* What you should do:
Your job is to retype all of the data word for word, leaving every image out.

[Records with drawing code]
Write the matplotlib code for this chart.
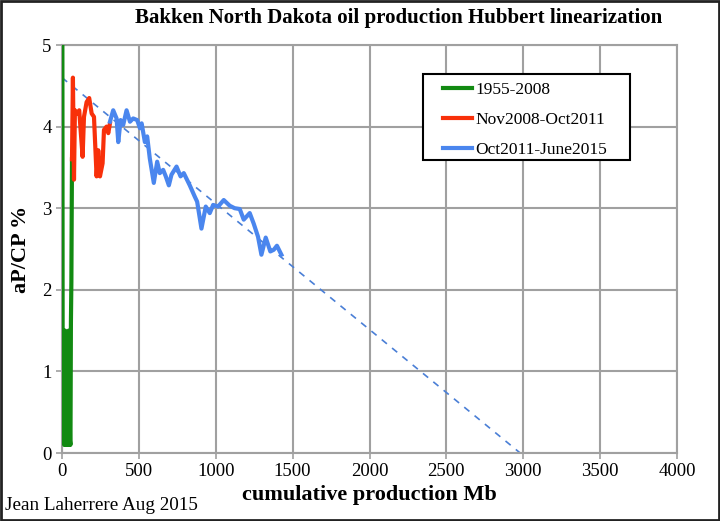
import numpy as np
import matplotlib.pyplot as plt
from matplotlib.patches import Rectangle

# cumulative production (Mb) and aP/CP (%)
green_cp = [0.2, 0.5, 1, 2, 3, 4, 6, 8, 10, 12, 14, 16, 18, 20, 22, 25, 28, 31, 34,
            37, 40, 43, 46, 49, 52, 55, 58, 61, 63, 65]
green_ap = [60, 25, 12, 6, 4, 1.5, 0.5, 1.4, 0.2, 1.5, 0.1, 1.3, 0.4, 1.5, 0.1, 1.2,
            0.3, 1.4, 0.1, 1.3, 0.2, 1.5, 0.1, 1.0, 0.15, 0.1, 1.6, 2.1, 2.9, 3.6]

red_cp = [65, 71, 78, 84, 99, 112, 121, 134, 143, 160, 177, 193, 208, 225, 236, 247,
          264, 273, 290, 301, 312]
red_ap = [3.6, 4.6, 3.35, 4.2, 4.16, 4.2, 3.96, 3.63, 4.12, 4.3, 4.35, 4.16, 4.12, 3.39,
          3.71, 3.39, 3.55, 3.96, 4.0, 3.92, 4.04]

blue_cp = [312, 333, 355, 366, 381, 398, 420, 442, 463, 489, 507, 518, 539, 554, 571,
           597, 619, 636, 658, 675, 695, 712, 745, 771, 792, 831, 864, 879, 907, 935,
           961, 983, 1015, 1052, 1091, 1123, 1156, 1182, 1221, 1247, 1275, 1297, 1325,
           1355, 1377, 1398, 1427]
blue_ap = [4.06, 4.2, 4.1, 3.81, 4.08, 4.02, 4.2, 4.06, 4.1, 4.08, 3.98, 4.04, 3.81,
           3.88, 3.61, 3.31, 3.57, 3.43, 3.47, 3.39, 3.28, 3.41, 3.51, 3.39, 3.43, 3.28,
           3.14, 3.08, 2.75, 3.02, 2.94, 3.04, 3.02, 3.10, 3.03, 3.0, 2.99, 2.86, 2.94,
           2.81, 2.65, 2.43, 2.64, 2.47, 2.49, 2.54, 2.43]

# Hubbert trend: intercept and ultimate
trend_a = 4.6
trend_u = 2980

serif = ['Liberation Serif', 'DejaVu Serif']
plt.rcParams['font.family'] = serif

fig = plt.figure(figsize=(7.2, 5.21), dpi=100)
ax = fig.add_axes([62 / 720, 1 - 453 / 521, 615 / 720, 408 / 521])

ax.plot(green_cp, green_ap, color='#128a12', lw=3, label='1955-2008', zorder=3)
ax.plot(red_cp, red_ap, color='#f8300a', lw=3, label='Nov2008-Oct2011', zorder=3)
ax.plot(blue_cp, blue_ap, color='#4a86ee', lw=3, label='Oct2011-June2015', zorder=3)
ax.plot([0, trend_u], [trend_a, 0], color='#4a7fd6', lw=1.2, ls=(0, (4, 4)), zorder=2)

ax.set_xlim(0, 4000)
ax.set_ylim(0, 5)
ax.set_xticks(np.arange(0, 4001, 500))
ax.set_yticks(np.arange(0, 6, 1))
ax.grid(True, color='#a0a0a0', lw=1.5)
ax.set_axisbelow(True)
for s in ax.spines.values():
    s.set_color('#a0a0a0')
    s.set_linewidth(1.5)
ax.tick_params(colors='#a0a0a0', labelcolor='black', labelsize=13.5, length=4, width=1.2)

ax.set_xlabel('cumulative production Mb', fontsize=16, fontweight='bold', labelpad=3)
ax.set_ylabel('aP/CP %', fontsize=16, fontweight='bold', labelpad=8)

fig.text(0.553, 0.965, 'Bakken North Dakota oil production Hubbert linearization',
         ha='center', va='center', fontsize=15, fontweight='bold')
fig.text(0.007, 0.03, 'Jean Laherrere Aug 2015', ha='left', va='center', fontsize=13.8)

# legend box drawn separately (the original has wide side padding)
ax.add_patch(Rectangle((0.587, 0.718), 0.337, 0.211, transform=ax.transAxes,
                       facecolor='white', edgecolor='black', lw=1.5, zorder=4))
leg = ax.legend(loc='upper left', bbox_to_anchor=(0.62, 0.91), fontsize=12.5,
                frameon=False, handlelength=1.65, labelspacing=0.8,
                borderpad=0, handletextpad=0.2, borderaxespad=0)
leg.set_zorder(5)

fig.patches.append(Rectangle((0.001, 0.002), 0.997, 0.996, transform=fig.transFigure,
                             fill=False, edgecolor='#222222', lw=2))

fig.savefig('out.png', dpi=100)
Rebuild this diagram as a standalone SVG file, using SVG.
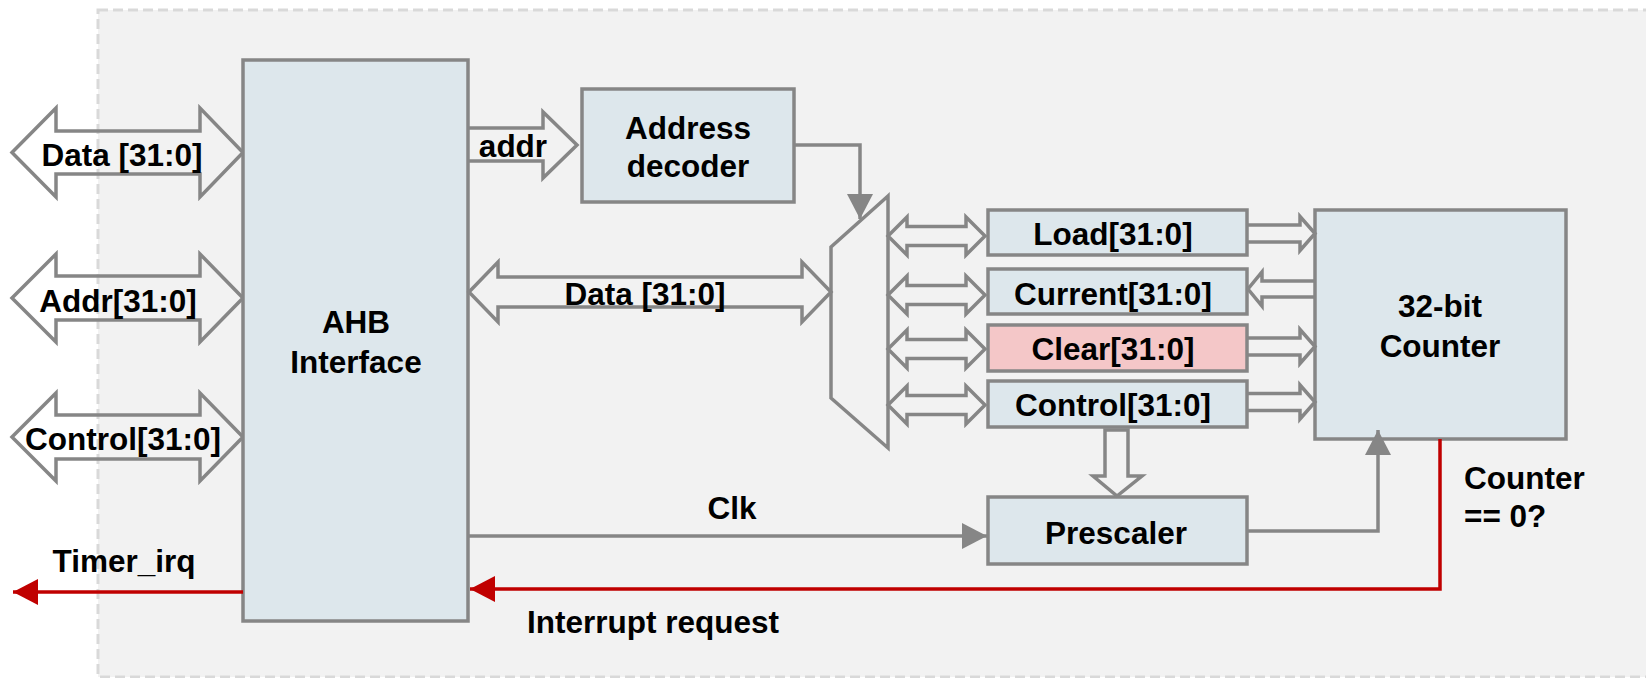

* Solved problem:
Write the matplotlib code for this chart.
import numpy as np
import matplotlib.pyplot as plt
from matplotlib.patches import Rectangle

# cumulative production (Mb) and aP/CP (%)
green_cp = [0.2, 0.5, 1, 2, 3, 4, 6, 8, 10, 12, 14, 16, 18, 20, 22, 25, 28, 31, 34,
            37, 40, 43, 46, 49, 52, 55, 58, 61, 63, 65]
green_ap = [60, 25, 12, 6, 4, 1.5, 0.5, 1.4, 0.2, 1.5, 0.1, 1.3, 0.4, 1.5, 0.1, 1.2,
            0.3, 1.4, 0.1, 1.3, 0.2, 1.5, 0.1, 1.0, 0.15, 0.1, 1.6, 2.1, 2.9, 3.6]

red_cp = [65, 71, 78, 84, 99, 112, 121, 134, 143, 160, 177, 193, 208, 225, 236, 247,
          264, 273, 290, 301, 312]
red_ap = [3.6, 4.6, 3.35, 4.2, 4.16, 4.2, 3.96, 3.63, 4.12, 4.3, 4.35, 4.16, 4.12, 3.39,
          3.71, 3.39, 3.55, 3.96, 4.0, 3.92, 4.04]

blue_cp = [312, 333, 355, 366, 381, 398, 420, 442, 463, 489, 507, 518, 539, 554, 571,
           597, 619, 636, 658, 675, 695, 712, 745, 771, 792, 831, 864, 879, 907, 935,
           961, 983, 1015, 1052, 1091, 1123, 1156, 1182, 1221, 1247, 1275, 1297, 1325,
           1355, 1377, 1398, 1427]
blue_ap = [4.06, 4.2, 4.1, 3.81, 4.08, 4.02, 4.2, 4.06, 4.1, 4.08, 3.98, 4.04, 3.81,
           3.88, 3.61, 3.31, 3.57, 3.43, 3.47, 3.39, 3.28, 3.41, 3.51, 3.39, 3.43, 3.28,
           3.14, 3.08, 2.75, 3.02, 2.94, 3.04, 3.02, 3.10, 3.03, 3.0, 2.99, 2.86, 2.94,
           2.81, 2.65, 2.43, 2.64, 2.47, 2.49, 2.54, 2.43]

# Hubbert trend: intercept and ultimate
trend_a = 4.6
trend_u = 2980

serif = ['Liberation Serif', 'DejaVu Serif']
plt.rcParams['font.family'] = serif

fig = plt.figure(figsize=(7.2, 5.21), dpi=100)
ax = fig.add_axes([62 / 720, 1 - 453 / 521, 615 / 720, 408 / 521])

ax.plot(green_cp, green_ap, color='#128a12', lw=3, label='1955-2008', zorder=3)
ax.plot(red_cp, red_ap, color='#f8300a', lw=3, label='Nov2008-Oct2011', zorder=3)
ax.plot(blue_cp, blue_ap, color='#4a86ee', lw=3, label='Oct2011-June2015', zorder=3)
ax.plot([0, trend_u], [trend_a, 0], color='#4a7fd6', lw=1.2, ls=(0, (4, 4)), zorder=2)

ax.set_xlim(0, 4000)
ax.set_ylim(0, 5)
ax.set_xticks(np.arange(0, 4001, 500))
ax.set_yticks(np.arange(0, 6, 1))
ax.grid(True, color='#a0a0a0', lw=1.5)
ax.set_axisbelow(True)
for s in ax.spines.values():
    s.set_color('#a0a0a0')
    s.set_linewidth(1.5)
ax.tick_params(colors='#a0a0a0', labelcolor='black', labelsize=13.5, length=4, width=1.2)

ax.set_xlabel('cumulative production Mb', fontsize=16, fontweight='bold', labelpad=3)
ax.set_ylabel('aP/CP %', fontsize=16, fontweight='bold', labelpad=8)

fig.text(0.553, 0.965, 'Bakken North Dakota oil production Hubbert linearization',
         ha='center', va='center', fontsize=15, fontweight='bold')
fig.text(0.007, 0.03, 'Jean Laherrere Aug 2015', ha='left', va='center', fontsize=13.8)

# legend box drawn separately (the original has wide side padding)
ax.add_patch(Rectangle((0.587, 0.718), 0.337, 0.211, transform=ax.transAxes,
                       facecolor='white', edgecolor='black', lw=1.5, zorder=4))
leg = ax.legend(loc='upper left', bbox_to_anchor=(0.62, 0.91), fontsize=12.5,
                frameon=False, handlelength=1.65, labelspacing=0.8,
                borderpad=0, handletextpad=0.2, borderaxespad=0)
leg.set_zorder(5)

fig.patches.append(Rectangle((0.001, 0.002), 0.997, 0.996, transform=fig.transFigure,
                             fill=False, edgecolor='#222222', lw=2))

fig.savefig('out.png', dpi=100)
Rebuild this diagram as a standalone SVG file, using SVG.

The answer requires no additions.